Проводимая Вильгельмом политика выжидания терпела провал. То тут, то там ему даже приходилось брать монахов и священников под защиту, и это действительно была защита, хотя католики выставляли это как обычный арест. В начале августа Иоганн Казимир перешел границу со своими войсками – бандой не знавших дисциплины грабителей, которые захватили сельскую местность вокруг Гента, а он сам вошел в город под ликующие возгласы жителей. В то же время позиция католиков начала принимать отчетливые очертания, склоняясь не в сторону поддержки жалкого Маттиаса, а в сторону поддержки Пармы и дона Хуана. Валлонские провинции уже начали откалываться, поскольку Парма искусно играл на их традиционном соперничестве с фламандцами.

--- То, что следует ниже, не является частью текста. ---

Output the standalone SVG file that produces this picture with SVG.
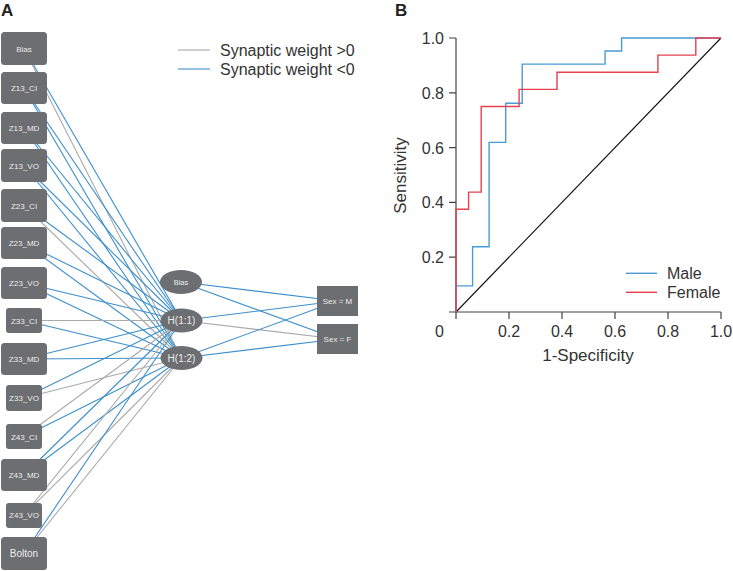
<svg xmlns="http://www.w3.org/2000/svg" width="733" height="571" viewBox="0 0 733 571">
<style>
text{font-family:"Liberation Sans",Arial,sans-serif}
.in{fill:#6d6e71}
.nt{fill:#ececec;text-anchor:middle}
.pos{stroke:#aaaaaa;stroke-width:1.1;fill:none}
.neg{stroke:#3d8fcb;stroke-width:1.1;fill:none}
.ax{stroke:#444;stroke-width:1.2;fill:none}
.tl{font-size:16px;fill:#333}
</style>
<rect width="733" height="571" fill="#fff"/>
<text x="1" y="16" font-size="17" font-weight="bold" fill="#222">A</text>
<text x="395" y="16" font-size="17" font-weight="bold" fill="#222">B</text>

<g id="legend-a">
<line x1="178" y1="50" x2="210" y2="50" class="pos"/>
<line x1="178" y1="69" x2="210" y2="69" class="neg"/>
<text x="220" y="56" class="tl">Synaptic weight &gt;0</text>
<text x="220" y="75" class="tl">Synaptic weight &lt;0</text>
</g>

<g id="connectors">
<line x1="24" y1="48.5" x2="181.5" y2="320.5" class="neg"/>
<line x1="24" y1="48.5" x2="181.5" y2="358" class="pos"/>
<line x1="24" y1="88" x2="181.5" y2="320.5" class="neg"/>
<line x1="24" y1="88" x2="181.5" y2="358" class="neg"/>
<line x1="24" y1="128" x2="181.5" y2="320.5" class="neg"/>
<line x1="24" y1="128" x2="181.5" y2="358" class="neg"/>
<line x1="24" y1="165.5" x2="181.5" y2="320.5" class="neg"/>
<line x1="24" y1="165.5" x2="181.5" y2="358" class="neg"/>
<line x1="24" y1="205.5" x2="181.5" y2="320.5" class="neg"/>
<line x1="24" y1="205.5" x2="181.5" y2="358" class="pos"/>
<line x1="24" y1="243" x2="181.5" y2="320.5" class="neg"/>
<line x1="24" y1="243" x2="181.5" y2="358" class="neg"/>
<line x1="24" y1="283" x2="181.5" y2="320.5" class="neg"/>
<line x1="24" y1="283" x2="181.5" y2="358" class="neg"/>
<line x1="24" y1="320.5" x2="181.5" y2="320.5" class="pos"/>
<line x1="24" y1="320.5" x2="181.5" y2="358" class="neg"/>
<line x1="24" y1="359" x2="181.5" y2="320.5" class="neg"/>
<line x1="24" y1="359" x2="181.5" y2="358" class="neg"/>
<line x1="24" y1="398" x2="181.5" y2="320.5" class="neg"/>
<line x1="24" y1="398" x2="181.5" y2="358" class="pos"/>
<line x1="24" y1="436.5" x2="181.5" y2="320.5" class="pos"/>
<line x1="24" y1="436.5" x2="181.5" y2="358" class="neg"/>
<line x1="24" y1="475" x2="181.5" y2="320.5" class="neg"/>
<line x1="24" y1="475" x2="181.5" y2="358" class="neg"/>
<line x1="24" y1="515" x2="181.5" y2="320.5" class="pos"/>
<line x1="24" y1="515" x2="181.5" y2="358" class="pos"/>
<line x1="24" y1="553.5" x2="181.5" y2="320.5" class="neg"/>
<line x1="24" y1="553.5" x2="181.5" y2="358" class="pos"/>
<line x1="181" y1="282" x2="337.5" y2="301" class="neg"/>
<line x1="181" y1="282" x2="337.5" y2="339" class="neg"/>
<line x1="181.5" y1="320.5" x2="337.5" y2="301" class="neg"/>
<line x1="181.5" y1="320.5" x2="337.5" y2="339" class="pos"/>
<line x1="181.5" y1="358" x2="337.5" y2="301" class="neg"/>
<line x1="181.5" y1="358" x2="337.5" y2="339" class="neg"/>
</g>

<g id="in-bias"><rect x="1" y="32" width="46" height="33" rx="3.5" class="in"/><text x="24" y="51.5" font-size="8" class="nt">Bias</text></g>
<g id="in-z13ci"><rect x="1" y="72" width="46" height="32" rx="3.5" class="in"/><text x="24" y="91" font-size="8" class="nt">Z13_CI</text></g>
<g id="in-z13md"><rect x="1" y="112" width="46" height="32" rx="3.5" class="in"/><text x="24" y="131" font-size="8" class="nt">Z13_MD</text></g>
<g id="in-z13vo"><rect x="1" y="149" width="46" height="33" rx="3.5" class="in"/><text x="24" y="168.5" font-size="8" class="nt">Z13_VO</text></g>
<g id="in-z23ci"><rect x="1" y="189" width="46" height="33" rx="3.5" class="in"/><text x="24" y="208.5" font-size="8" class="nt">Z23_CI</text></g>
<g id="in-z23md"><rect x="1" y="227" width="46" height="32" rx="3.5" class="in"/><text x="24" y="246" font-size="8" class="nt">Z23_MD</text></g>
<g id="in-z23vo"><rect x="1" y="267" width="46" height="32" rx="3.5" class="in"/><text x="24" y="286" font-size="8" class="nt">Z23_VO</text></g>
<g id="in-z33ci"><rect x="6" y="308" width="36" height="25" rx="3" class="in"/><text x="24" y="323.5" font-size="8" class="nt">Z33_CI</text></g>
<g id="in-z33md"><rect x="1" y="343" width="46" height="32" rx="3.5" class="in"/><text x="24" y="362" font-size="8" class="nt">Z33_MD</text></g>
<g id="in-z33vo"><rect x="6" y="385" width="36" height="26" rx="3" class="in"/><text x="24" y="401" font-size="8" class="nt">Z33_VO</text></g>
<g id="in-z43ci"><rect x="6" y="424" width="36" height="25" rx="3" class="in"/><text x="24" y="439.5" font-size="8" class="nt">Z43_CI</text></g>
<g id="in-z43md"><rect x="1" y="459" width="46" height="32" rx="3.5" class="in"/><text x="24" y="478" font-size="8" class="nt">Z43_MD</text></g>
<g id="in-z43vo"><rect x="6" y="503" width="36" height="25" rx="3" class="in"/><text x="24" y="518" font-size="8" class="nt">Z43_VO</text></g>
<g id="in-bolton"><rect x="1" y="537" width="46" height="33" rx="3.5" class="in"/><text x="24" y="557" font-size="10" class="nt">Bolton</text></g>

<g id="hid-bias"><ellipse cx="181" cy="282" rx="21" ry="12" class="in"/><text x="181" y="284.7" font-size="7.5" class="nt">Bias</text></g>
<g id="hid-h11"><ellipse cx="181.5" cy="320.5" rx="21" ry="12" class="in"/><text x="181.5" y="324" font-size="10" class="nt">H(1:1)</text></g>
<g id="hid-h12"><ellipse cx="181.5" cy="358" rx="21" ry="12" class="in"/><text x="181.5" y="361.5" font-size="10" class="nt">H(1:2)</text></g>

<g id="out-m"><rect x="317" y="286" width="41" height="30" class="in"/><text x="337.5" y="303.8" font-size="8" class="nt">Sex = M</text></g>
<g id="out-f"><rect x="317" y="324" width="41" height="30" class="in"/><text x="337.5" y="341.8" font-size="8" class="nt">Sex = F</text></g>

<g id="roc">
<path class="ax" d="M456 38V312H721M449 38H456M449 92.8H456M449 147.6H456M449 202.4H456M449 257.2H456M449 312H456M456 312V319M509 312V319M562 312V319M615 312V319M668 312V319M721 312V319"/>
<g class="tl" text-anchor="end">
<text x="444" y="44">1.0</text>
<text x="444" y="98.8">0.8</text>
<text x="444" y="153.6">0.6</text>
<text x="444" y="208.4">0.4</text>
<text x="444" y="263.2">0.2</text>
</g>
<g class="tl" text-anchor="middle">
<text x="439.5" y="337">0</text>
<text x="509" y="337">0.2</text>
<text x="562" y="337">0.4</text>
<text x="615" y="337">0.6</text>
<text x="668" y="337">0.8</text>
<text x="721" y="337">1.0</text>
</g>
<text x="588" y="361" font-size="17" fill="#333" text-anchor="middle">1-Specificity</text>
<text transform="translate(406,175.5) rotate(-90)" font-size="17" fill="#333" text-anchor="middle">Sensitivity</text>
<line x1="456" y1="312" x2="721" y2="38" stroke="#111" stroke-width="1.1"/>
<path fill="none" stroke="#4a9bd3" stroke-width="1.4" d="M456 312V285.9H472.6V246.8H489.1V142.4H505.7V103.2H522.2V64.1H605.1V51H621.6V38H721"/>
<path fill="none" stroke="#e5414e" stroke-width="1.4" d="M456 312V209.3H468.6V192.1H481.2V106.5H519.1V89.4H557V72.3H657.9V55.1H695.8V38H721"/>
<line x1="626" y1="273.3" x2="657" y2="273.3" stroke="#4a9bd3" stroke-width="1.4"/>
<line x1="626" y1="292.3" x2="657" y2="292.3" stroke="#e5414e" stroke-width="1.4"/>
<text x="667" y="279.3" class="tl">Male</text>
<text x="667" y="298.3" class="tl">Female</text>
</g>
</svg>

Вопрос о том, насколько серьезные последствия влекло за собой различие в языке, до сих пор остается без ответа, но Вильгельм определенно недооценивал его значение, слишком хорошо понимая, что объединение соответствует интересам как валлонов, так и фламандцев. Сам он свободно говорил на нескольких языках и мог легко переходить с французского на фламандский или немецкий, не особенно задумываясь об этом, так что одновременное хождение двух языков на небольшой территории Нидерландов не вызывало у него раздражения и непонимания. На Юге Вильгельм говорил на французском в соответствии с обычаем, принятым для южного правительства. Кроме того, на французском говорили у него дома, поскольку Шарлотта не знала никакого другого языка. Но среди людей значение языковой принадлежности резко возросло с того времени, когда Вильгельм был молодым, и если в валлонских провинциях его считали «слишком голландцем», то фламандским провинциям он казался «слишком французом». Его отношения с герцогом Анжуйским мало способствовали улучшению ситуации, поэтому наряду с множеством других вопросов, которыми ему приходилось заниматься, Вильгельм постепенно разыгрывал карту француза, чтобы заменить им бледную фигуру Маттиаса и, таким образом, предоставить католикам нового защитника. В то же время он не осознавал, что значимость Анжу в вопросе религии существенно уступала значимости того факта, что он был француз. В результате кальвинистское меньшинство ненавидело его за его веру, а католическое большинство – за его национальность. Если бы Маттиас обладал достоинствами Пармы… Но бесстрастная справедливость судьбы, поставившая на одну чашу весов такую замечательную личность, как принц Оранский, требовала сохранения баланса.
Английских посланников, пораженных тем спокойствием, которое Вильгельм сохранял в гуще всех этих многочисленных проблем, не особенно заботило реальное положение дел. В разговоре с Вальсингамом он откровенно заявил, что «не склонен ориентироваться на Францию сильнее, чем того требует крайняя необходимость». Тем не менее Вальсингам, перевернув все с ног на голову, почувствовал определенное беспокойство – как, впрочем, и Юлиана, – как бы этот доброжелательный принц не стал думать слишком хорошо о тех, с кем ему приходится иметь дело. Должно быть, в манерах принца, ставших с годами более мягкими, или в том, как он говорил, было нечто, создававшее впечатление, за которое позднее его упрекал один из его друзей-гугенотов: «Вы слишком легко готовы думать хорошо даже о тех, кто причинил вам больше всего вреда». Так или иначе, но Вальсингам задумался над этим: «Принцу следовало бы хорошо подумать об этом деле (о союзе в Анжу) и не забывать о недавнем происшествии в День святого Варфоломея». Это недавнее происшествие в День святого Варфоломея, когда в середине августа в некоем саду Брюсселя была обнаружена спрятанная там загадочная веревочная лестница, в течение нескольких часов привлекло всеобщее внимание и обросло самыми дикими предположениями. То ли агенты Анжу собирались убить Вильгельма, то ли он сам собирался совершить убийство, но в любом случае очередной День святого Варфоломея приближался. Однако 24 августа прошло без происшествий, а расследование показало, что предназначение лестницы если и было не вполне невинным, то, по крайней мере, не имело отношения к политике. Это была «лестница любви».